2. 核心概念：Body Children 扁平索引

2.1 Word 文档的内部结构

Word 文档由多个 Section 组成，每个 Section 包含一个 Body，Body 下的直接子节点只有两种类型：

Document
  └── Section[]
        └── Body
              ├── Paragraph  (段落)
              └── Table      (表格)

2.2 扁平化索引设计

我们将所有 Section 的 Body Children 收集到一个扁平列表中，每个元素分配一个全局索引 [index]。
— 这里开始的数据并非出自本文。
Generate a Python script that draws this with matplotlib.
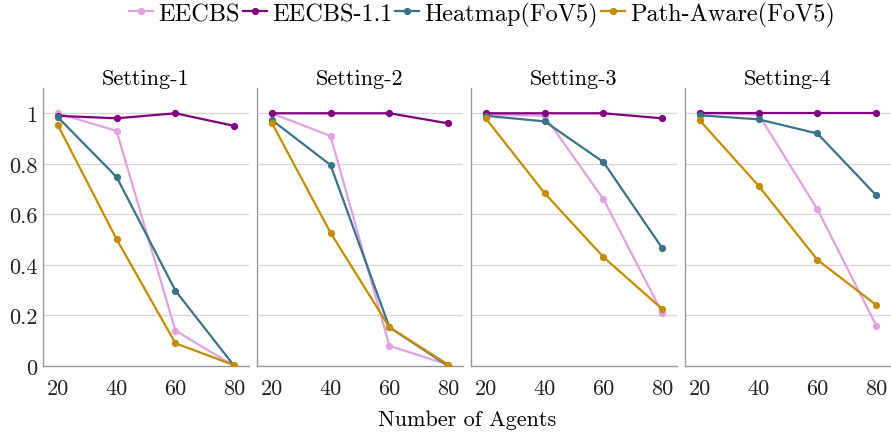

这个索引是两个工具之间的桥梁——read_doc_structure 输出索引，edit_doc_content 通过索引定位编辑目标。

function collectAllBodyChildren(document):
    allChildren = []
    for each section in document.sections:
        body = section.body
        for each child in body.directChildren:
            if child is Paragraph or child is Table:
                allChildren.append(child)
    return allChildren

示例：一个包含标题、正文、表格的文档被展平为：

[0]  Paragraph  "第一章 项目概述"    (Heading1)
[1]  Paragraph  "本项目旨在..."       (Normal)
[2]  Paragraph  ""                    (空段落)
[3]  Table      5×4                   (表格)
[4]  Paragraph  "第二章 技术方案"    (Heading1)
[5]  Paragraph  "采用微服务架构..."   (Normal)

AI 看到 [3] 是一个 5 行 4 列的表格，就可以通过 elementIndex=3 精确定位到它进行编辑。
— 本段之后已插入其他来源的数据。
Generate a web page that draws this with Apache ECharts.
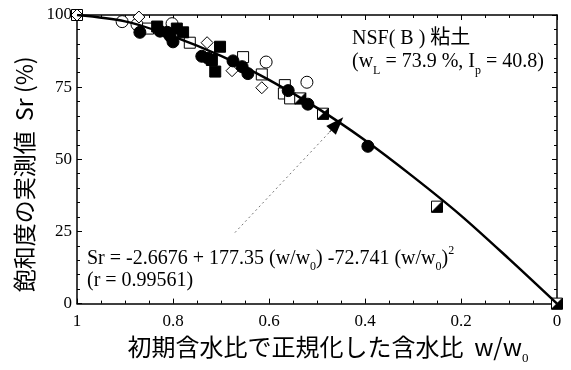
<!DOCTYPE html>
<html>
<head>
<meta charset="utf-8">
<script src="https://cdn.jsdelivr.net/npm/echarts@6/dist/echarts.min.js"></script>
<style>
    html, body { margin: 0; padding: 0; background: #fff; }
    #main { width: 571px; height: 370px; }
</style>
</head>
<body>
<div id="main"></div>
<script>
// fitted curve
var fitCurve = [[1, 100], [0.9, 97.8], [0.8, 92.6], [0.7, 85.8], [0.6, 77.5], [0.5, 67.8],
    [0.4, 56.6], [0.3, 44], [0.2, 30.5], [0.1, 15.5], [0, 0]];

// measured points, one array per marker type
var filledCircle = [[0.869, 94.0], [0.827, 94.4], [0.812, 94.0], [0.806, 92.7], [0.8, 90.7],
    [0.74, 85.7], [0.727, 85.0], [0.675, 84.1], [0.656, 82.1], [0.644, 79.7],
    [0.56, 73.8], [0.519, 69.1], [0.394, 54.5]];
var filledSquare = [[0.833, 96.0], [0.792, 95.3], [0.779, 94.0], [0.702, 89.0],
    [0.719, 84.4], [0.712, 80.4]];
var openSquare = [[1, 100], [0.852, 95.3], [0.765, 90.4], [0.654, 85.4], [0.615, 79.4],
    [0.567, 75.7], [0.569, 72.8], [0.556, 71.1]];
var openCircle = [[0.906, 97.7], [0.875, 96.7], [0.802, 97.0], [0.606, 83.7], [0.521, 76.7]];
var openDiamond = [[1, 100], [0.871, 99.3], [0.729, 90.4], [0.677, 80.7], [0.615, 74.8]];
var halfSquare = [[0.535, 71.1], [0.4875, 65.8], [0.25, 33.6], [0, 0]];

// dotted arrow from the equation to the curve
var arrowFrom = [0.671, 24.6];
var arrowHead = [0.474, 59.4];
var arrowTo = [0.458, 62.3];

var serif = 'Liberation Serif';
var cjk = 'Noto Sans CJK JP';

var myChart = echarts.init(document.getElementById('main'));

function frameAxis(pos, isX) {
    return {
        type: 'value', min: 0, max: isX ? 1 : 100, interval: isX ? 0.2 : 25,
        inverse: isX, position: pos,
        axisLine: { show: true, onZero: false, lineStyle: { color: '#000', width: 1.5 } },
        axisTick: { show: true, inside: true, length: 5, lineStyle: { color: '#000' } },
        minorTick: { show: true, splitNumber: isX ? 4 : 5, length: 3, lineStyle: { color: '#000' } },
        axisLabel: { show: false },
        splitLine: { show: false }
    };
}

var xMain = frameAxis('bottom', true);
xMain.axisLabel = { show: true, margin: 9, color: '#000', fontFamily: serif, fontSize: 17 };
xMain.name = '初期含水比で正規化した含水比  w/w{sub|0}';
xMain.nameLocation = 'middle';
xMain.nameGap = 23;
xMain.nameTextStyle = {
    color: '#000', fontFamily: cjk, fontSize: 24, padding: [0, 0, 0, 22],
    rich: { sub: { fontFamily: serif, fontSize: 13, padding: [24, 0, 0, 0], color: '#000' } }
};

var yMain = frameAxis('left', false);
yMain.axisLabel = { show: true, margin: 5, color: '#000', fontFamily: serif, fontSize: 17 };
yMain.name = '飽和度の実測値  Sr (%)';
yMain.nameLocation = 'middle';
yMain.nameGap = 41;
yMain.nameTextStyle = { color: '#000', fontFamily: cjk, fontSize: 23, padding: [0, 30, 0, 0] };

function scatter(data, symbol, size, fill) {
    return {
        type: 'scatter', data: data, symbol: symbol, symbolSize: size,
        itemStyle: { color: fill, borderColor: '#000', borderWidth: 1, opacity: 1 },
        silent: true
    };
}

var option = {
    animation: false,
    backgroundColor: '#fff',
    grid: { left: 77, right: 14, top: 15, bottom: 55 },
    xAxis: [xMain, frameAxis('top', true)],
    yAxis: [yMain, frameAxis('right', false)],
    series: [
        {
            type: 'line', data: fitCurve, smooth: 0.3, symbol: 'none',
            lineStyle: { color: '#000', width: 2.5 },
            markLine: {
                silent: true, symbol: 'none',
                label: { show: false },
                data: [
                    [{ coord: arrowFrom, lineStyle: { color: '#777', type: [2, 3], width: 1 } },
                        { coord: arrowHead }],
                    [{ coord: arrowHead, symbol: 'none', lineStyle: { color: '#000', type: 'solid', width: 1 } },
                        { coord: arrowTo, symbol: 'triangle', symbolSize: [13, 18] }]
                ]
            }
        },
        scatter(openCircle, 'circle', 12, '#fff'),
        scatter(openSquare, 'rect', 11, '#fff'),
        scatter(openDiamond, 'diamond', 12, '#fff'),
        scatter(filledCircle, 'circle', 12, '#000'),
        scatter(filledSquare, 'rect', 11, '#000'),
        scatter(halfSquare, 'rect', 11, '#fff'),
        scatter(halfSquare, 'path://M10,0L10,10L0,10Z', 11, '#000')
    ],
    graphic: [
        {
            type: 'text', left: 352, top: 29,
            style: { text: 'NSF( B ) 粘土', font: '20px "Liberation Serif", "Noto Sans CJK JP"', fill: '#000' }
        },
        {
            type: 'text', left: 352, top: 52,
            style: {
                text: '(w{sub|L} = 73.9 %, I{sub|p} = 40.8)',
                font: '20px "Liberation Serif"', fill: '#000',
                rich: { sub: { fontSize: 12, fontFamily: serif, padding: [17, 0, 0, 0] } }
            }
        },
        {
            type: 'text', left: 87, top: 245,
            style: {
                text: 'Sr = -2.6676 + 177.35 (w/w{sub|0}) -72.741 (w/w{sub|0}){sup|2}',
                font: '20px "Liberation Serif"', fill: '#000',
                rich: {
                    sub: { fontSize: 12, fontFamily: serif, padding: [17, 0, 0, 0] },
                    sup: { fontSize: 12, fontFamily: serif, padding: [0, 0, 15, 0] }
                }
            }
        },
        {
            type: 'text', left: 87, top: 271,
            style: { text: '(r = 0.99561)', font: '20px "Liberation Serif"', fill: '#000' }
        }
    ]
};

option && myChart.setOption(option);
window.onresize = myChart.resize;
</script>
</body>
</html>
3. Tool 1: read_doc_structure

3.1 职责

将 Word 文档的物理结构转译为 AI 可理解的带索引文本，支持两种模式：

模式	用途	输出特点
overview	快速了解文档全貌	标题完整、正文截断、表格仅显示尺寸、空段落折叠
detail	查看指定区间的完整内容	段落全文、表格逐单元格输出、含合并标记

3.2 参数设计

read_doc_structure({
    fileId:     string  (required)  // 文件唯一标识
    mode:       enum    (optional)  // "overview" | "detail", 默认 "overview"
    startIndex: int     (optional)  // detail 模式的起始索引（含）
    endIndex:   int     (optional)  // detail 模式的结束索引（不含）
})

3.3 返回结构

{
    fileId:        string   // 文件ID
    fileName:      string   // 原始文件名
    totalElements: int      // Body Children 总数
    content:       string   // 格式化后的结构文本
}

3.4 Overview 模式格式化逻辑

设计原则：用最少的 token 让 AI 掌握文档骨架。

function formatOverview(bodyChildren):
    output = ""
    i = 0
    while i < bodyChildren.length:
        node = bodyChildren[i]

        if node is Paragraph:
            text = cleanControlChars(node.text)

            if isHeading(node):
                // 标题段落：完整保留，带样式标注
                output += "[{i}] P({styleName}) \"{text}\"\n"
                i++

            else if text is not empty:
                // 普通段落：截断到 50 字符
                preview = text.length > 50 ? text[0:50] + "..." : text
                output += "[{i}] P \"{preview}\"\n"
                i++

            else:
                // 连续空段落：折叠为一行
                start = i
                while i < length AND isEmptyParagraph(bodyChildren[i]):
                    i++
                if i - start == 1:
                    output += "[{start}] P \"\"\n"
                else:
                    output += "[{start}-{i-1}] {i-start}个空段落\n"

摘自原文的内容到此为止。